- _DATA PROVIDED_:
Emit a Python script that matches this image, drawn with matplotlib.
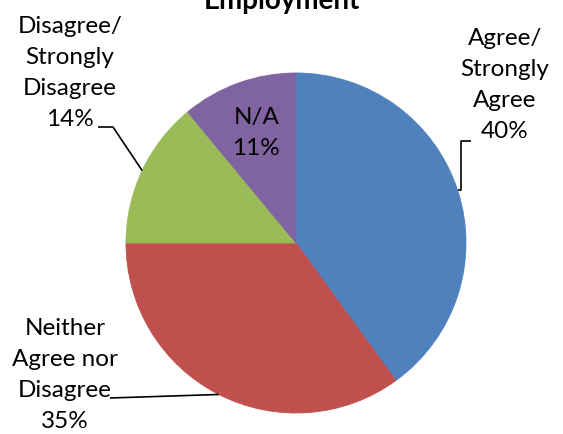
import numpy as np
import matplotlib

matplotlib.use("Agg")
import matplotlib.pyplot as plt

# data
labels = ["Agree/\nStrongly\nAgree", "Neither\nAgree nor\nDisagree", "Disagree/\nStrongly\nDisagree", "N/A"]
shares = [40, 35, 14, 11]
colors = ["#4F81BD", "#C0504D", "#9BBB59", "#8064A2"]
title = "Employment"

W, H = 563, 434
CX, CY, R = 296, 243, 170  # pie center / radius in pixels
FONT = ["Lato", "DejaVu Sans"]
LABEL_SIZE = 17.5


def px_to_data(px, py):
    return (px - CX) / R, (CY - py) / R


fig = plt.figure(figsize=(W / 100, H / 100), dpi=100, facecolor="white")
ax = fig.add_axes([0, 0, 1, 1])
ax.axis("off")

wedges, _ = ax.pie(
    shares,
    colors=colors,
    startangle=90,
    counterclock=False,
    radius=1.0,
    wedgeprops={"linewidth": 0.6, "edgecolor": None},
)
for w, c in zip(wedges, colors):
    w.set_edgecolor(c)
ax.set_aspect("equal")
ax.set_xlim(-CX / R, (W - CX) / R)
ax.set_ylim(-(H - CY) / R, CY / R)

# wedge midpoints on the edge
total = float(sum(shares))
cum = np.cumsum([0] + shares[:-1])
mids = [(c + s / 2) / total * 360 for c, s in zip(cum, shares)]
edge = [(np.sin(np.radians(a)), np.cos(np.radians(a))) for a in mids]

line_kw = dict(color="black", lw=1.2, solid_capstyle="butt")
text_kw = dict(ha="center", va="center", fontsize=LABEL_SIZE, family=FONT, color="#000000", linespacing=1.6)

# Agree / Strongly Agree
tx, ty = px_to_data(505, 85)
ax.text(tx, ty, f"{labels[0]}\n{shares[0]}%", **text_kw)
ex, ey = edge[0]
k1 = px_to_data(461, 141)
k2 = px_to_data(471, 141)
ax.plot([ex, k1[0], k1[0], k2[0]], [ey, ey, k1[1], k2[1]], **line_kw)

# Neither Agree nor Disagree
tx, ty = px_to_data(65, 375)
ax.text(tx, ty, f"{labels[1]}\n{shares[1]}%", **text_kw)
ex, ey = edge[1]
k1 = px_to_data(110, 398)
ax.plot([ex, k1[0]], [ey, k1[1]], **line_kw)

# Disagree / Strongly Disagree
tx, ty = px_to_data(70, 73)
ax.text(tx, ty, f"{labels[2]}\n{shares[2]}%", **text_kw)
ex, ey = edge[2]
k1 = px_to_data(113, 127)
k2 = px_to_data(98, 127)
ax.plot([ex, k1[0], k2[0]], [ey, k1[1], k2[1]], **line_kw)

# N/A inside the slice
a = np.radians(mids[3])
ax.text(0.69 * np.sin(a), 0.69 * np.cos(a), f"{labels[3]}\n{shares[3]}%", **text_kw)

fig.text(282 / W, 1 - 1 / H, title, ha="center", va="center", fontsize=20,
         fontweight="bold", family=FONT)

fig.savefig("out.png", dpi=100, facecolor="white")
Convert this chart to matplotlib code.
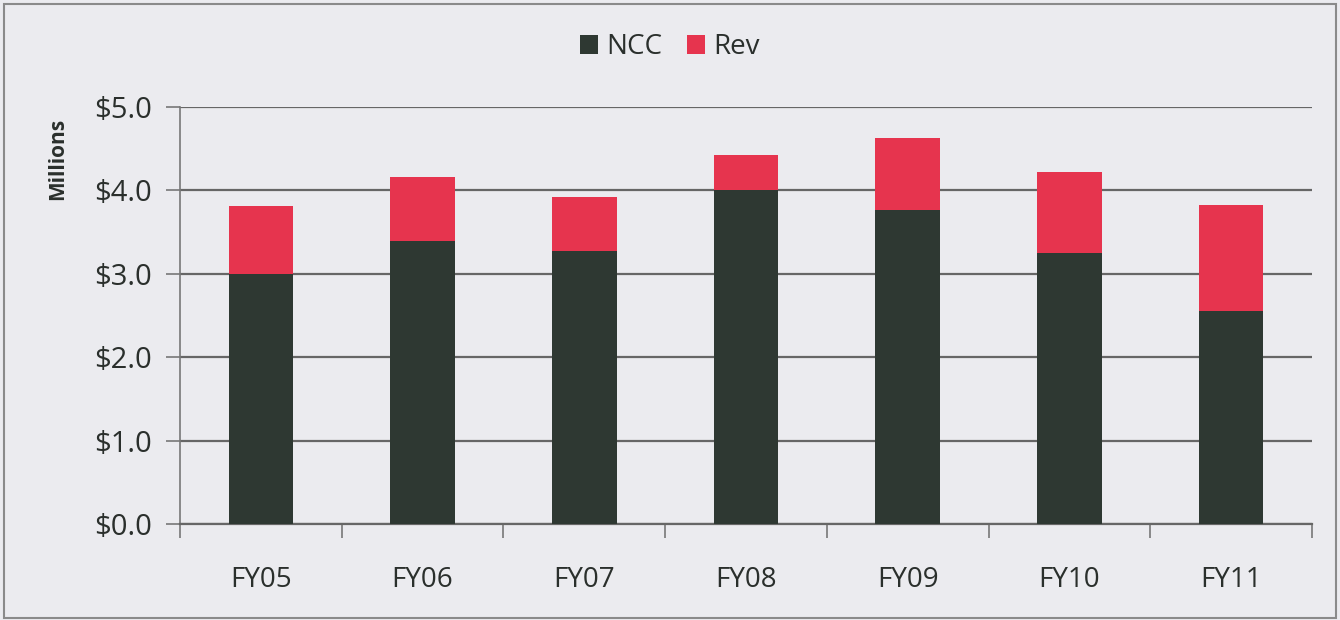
import matplotlib
matplotlib.use("Agg")
import matplotlib.pyplot as plt
from matplotlib.patches import Rectangle
from matplotlib.ticker import FuncFormatter, MultipleLocator

years = ["FY05", "FY06", "FY07", "FY08", "FY09", "FY10", "FY11"]
ncc = [3.00, 3.39, 3.27, 4.00, 3.76, 3.25, 2.55]
rev = [0.81, 0.77, 0.65, 0.42, 0.87, 0.97, 1.27]

ncc_color = "#2e3832"
rev_color = "#e6344e"
bg = "#ebebef"
text_color = "#2a2f2c"

plt.rcParams["font.family"] = ["Open Sans", "DejaVu Sans"]

fig = plt.figure(figsize=(13.4, 6.2), dpi=100, facecolor=bg)
ax = fig.add_axes([180 / 1340, 1 - 524 / 620, (1312 - 180) / 1340, (524 - 107) / 620])
ax.set_facecolor(bg)

x = list(range(len(years)))
ax.bar(x, ncc, width=0.4, color=ncc_color, label="NCC", zorder=3)
ax.bar(x, rev, width=0.4, bottom=ncc, color=rev_color, label="Rev", zorder=3)

ax.set_xlim(-0.5, len(years) - 0.5)
ax.set_ylim(0, 5)
ax.yaxis.set_major_locator(MultipleLocator(1.0))
ax.yaxis.set_major_formatter(FuncFormatter(lambda v, p: f"${v:.1f}"))
ax.grid(axis="y", color="#666666", linewidth=1.6, zorder=0)

ax.set_xticks(x)
ax.set_xticklabels(years)
ax.set_xticks([i - 0.5 for i in range(len(years) + 1)], minor=True)
ax.tick_params(axis="x", which="major", length=0, pad=30, labelsize=20, colors=text_color)
ax.tick_params(axis="x", which="minor", length=10, width=1.2, direction="out", color="#777777")
ax.tick_params(axis="y", length=10, width=1.2, direction="out", pad=10, labelsize=21,
               color="#777777", labelcolor=text_color)

for s in ("top", "right"):
    ax.spines[s].set_visible(False)
ax.spines["left"].set_color("#777777")
ax.spines["left"].set_linewidth(1.2)
ax.spines["bottom"].set_color("#666666")
ax.spines["bottom"].set_linewidth(1.6)

fig.text(58 / 1340, 1 - 159 / 620, "Millions", rotation=90, ha="center", va="center",
         fontsize=15, fontweight="bold", color=text_color)

leg = fig.legend(loc="center", bbox_to_anchor=(0.5, 1 - 47 / 620), ncol=2, frameon=False,
                 fontsize=20, handlelength=0.65, handleheight=0.65, handletextpad=0.3,
                 columnspacing=0.9)
for t in leg.get_texts():
    t.set_color(text_color)

fig.patches.append(Rectangle((0.003, 0.004), 0.994, 0.99, transform=fig.transFigure,
                             fill=False, edgecolor="#8a8a8a", linewidth=1.5))

fig.savefig("out.png", dpi=100, facecolor=bg)
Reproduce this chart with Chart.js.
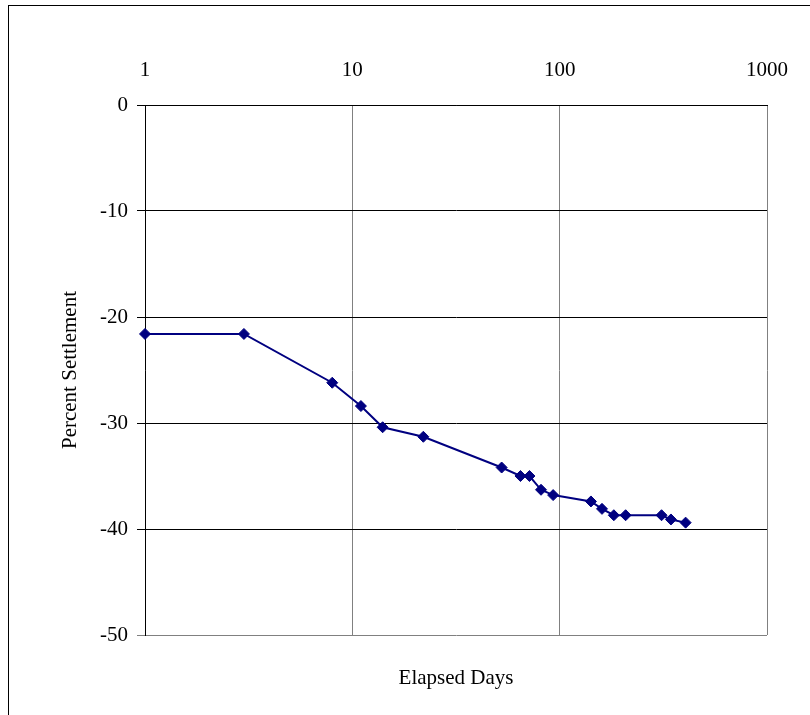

- _GIVEN PROBLEM_: Make an exact copy of the listing above. Do not include the pictures.

- _COMPLETE OUTPUT_:
Emit a Python script that matches this image, drawn with matplotlib.
import numpy as np
import matplotlib

matplotlib.use("Agg")
import matplotlib.pyplot as plt

# data
labels = ["Agree/\nStrongly\nAgree", "Neither\nAgree nor\nDisagree", "Disagree/\nStrongly\nDisagree", "N/A"]
shares = [40, 35, 14, 11]
colors = ["#4F81BD", "#C0504D", "#9BBB59", "#8064A2"]
title = "Employment"

W, H = 563, 434
CX, CY, R = 296, 243, 170  # pie center / radius in pixels
FONT = ["Lato", "DejaVu Sans"]
LABEL_SIZE = 17.5


def px_to_data(px, py):
    return (px - CX) / R, (CY - py) / R


fig = plt.figure(figsize=(W / 100, H / 100), dpi=100, facecolor="white")
ax = fig.add_axes([0, 0, 1, 1])
ax.axis("off")

wedges, _ = ax.pie(
    shares,
    colors=colors,
    startangle=90,
    counterclock=False,
    radius=1.0,
    wedgeprops={"linewidth": 0.6, "edgecolor": None},
)
for w, c in zip(wedges, colors):
    w.set_edgecolor(c)
ax.set_aspect("equal")
ax.set_xlim(-CX / R, (W - CX) / R)
ax.set_ylim(-(H - CY) / R, CY / R)

# wedge midpoints on the edge
total = float(sum(shares))
cum = np.cumsum([0] + shares[:-1])
mids = [(c + s / 2) / total * 360 for c, s in zip(cum, shares)]
edge = [(np.sin(np.radians(a)), np.cos(np.radians(a))) for a in mids]

line_kw = dict(color="black", lw=1.2, solid_capstyle="butt")
text_kw = dict(ha="center", va="center", fontsize=LABEL_SIZE, family=FONT, color="#000000", linespacing=1.6)

# Agree / Strongly Agree
tx, ty = px_to_data(505, 85)
ax.text(tx, ty, f"{labels[0]}\n{shares[0]}%", **text_kw)
ex, ey = edge[0]
k1 = px_to_data(461, 141)
k2 = px_to_data(471, 141)
ax.plot([ex, k1[0], k1[0], k2[0]], [ey, ey, k1[1], k2[1]], **line_kw)

# Neither Agree nor Disagree
tx, ty = px_to_data(65, 375)
ax.text(tx, ty, f"{labels[1]}\n{shares[1]}%", **text_kw)
ex, ey = edge[1]
k1 = px_to_data(110, 398)
ax.plot([ex, k1[0]], [ey, k1[1]], **line_kw)

# Disagree / Strongly Disagree
tx, ty = px_to_data(70, 73)
ax.text(tx, ty, f"{labels[2]}\n{shares[2]}%", **text_kw)
ex, ey = edge[2]
k1 = px_to_data(113, 127)
k2 = px_to_data(98, 127)
ax.plot([ex, k1[0], k2[0]], [ey, k1[1], k2[1]], **line_kw)

# N/A inside the slice
a = np.radians(mids[3])
ax.text(0.69 * np.sin(a), 0.69 * np.cos(a), f"{labels[3]}\n{shares[3]}%", **text_kw)

fig.text(282 / W, 1 - 1 / H, title, ha="center", va="center", fontsize=20,
         fontweight="bold", family=FONT)

fig.savefig("out.png", dpi=100, facecolor="white")
Convert this chart to matplotlib code.
import matplotlib
matplotlib.use("Agg")
import matplotlib.pyplot as plt
from matplotlib.patches import Rectangle
from matplotlib.ticker import FuncFormatter, MultipleLocator

years = ["FY05", "FY06", "FY07", "FY08", "FY09", "FY10", "FY11"]
ncc = [3.00, 3.39, 3.27, 4.00, 3.76, 3.25, 2.55]
rev = [0.81, 0.77, 0.65, 0.42, 0.87, 0.97, 1.27]

ncc_color = "#2e3832"
rev_color = "#e6344e"
bg = "#ebebef"
text_color = "#2a2f2c"

plt.rcParams["font.family"] = ["Open Sans", "DejaVu Sans"]

fig = plt.figure(figsize=(13.4, 6.2), dpi=100, facecolor=bg)
ax = fig.add_axes([180 / 1340, 1 - 524 / 620, (1312 - 180) / 1340, (524 - 107) / 620])
ax.set_facecolor(bg)

x = list(range(len(years)))
ax.bar(x, ncc, width=0.4, color=ncc_color, label="NCC", zorder=3)
ax.bar(x, rev, width=0.4, bottom=ncc, color=rev_color, label="Rev", zorder=3)

ax.set_xlim(-0.5, len(years) - 0.5)
ax.set_ylim(0, 5)
ax.yaxis.set_major_locator(MultipleLocator(1.0))
ax.yaxis.set_major_formatter(FuncFormatter(lambda v, p: f"${v:.1f}"))
ax.grid(axis="y", color="#666666", linewidth=1.6, zorder=0)

ax.set_xticks(x)
ax.set_xticklabels(years)
ax.set_xticks([i - 0.5 for i in range(len(years) + 1)], minor=True)
ax.tick_params(axis="x", which="major", length=0, pad=30, labelsize=20, colors=text_color)
ax.tick_params(axis="x", which="minor", length=10, width=1.2, direction="out", color="#777777")
ax.tick_params(axis="y", length=10, width=1.2, direction="out", pad=10, labelsize=21,
               color="#777777", labelcolor=text_color)

for s in ("top", "right"):
    ax.spines[s].set_visible(False)
ax.spines["left"].set_color("#777777")
ax.spines["left"].set_linewidth(1.2)
ax.spines["bottom"].set_color("#666666")
ax.spines["bottom"].set_linewidth(1.6)

fig.text(58 / 1340, 1 - 159 / 620, "Millions", rotation=90, ha="center", va="center",
         fontsize=15, fontweight="bold", color=text_color)

leg = fig.legend(loc="center", bbox_to_anchor=(0.5, 1 - 47 / 620), ncol=2, frameon=False,
                 fontsize=20, handlelength=0.65, handleheight=0.65, handletextpad=0.3,
                 columnspacing=0.9)
for t in leg.get_texts():
    t.set_color(text_color)

fig.patches.append(Rectangle((0.003, 0.004), 0.994, 0.99, transform=fig.transFigure,
                             fill=False, edgecolor="#8a8a8a", linewidth=1.5))

fig.savefig("out.png", dpi=100, facecolor=bg)
Reproduce this chart with Chart.js.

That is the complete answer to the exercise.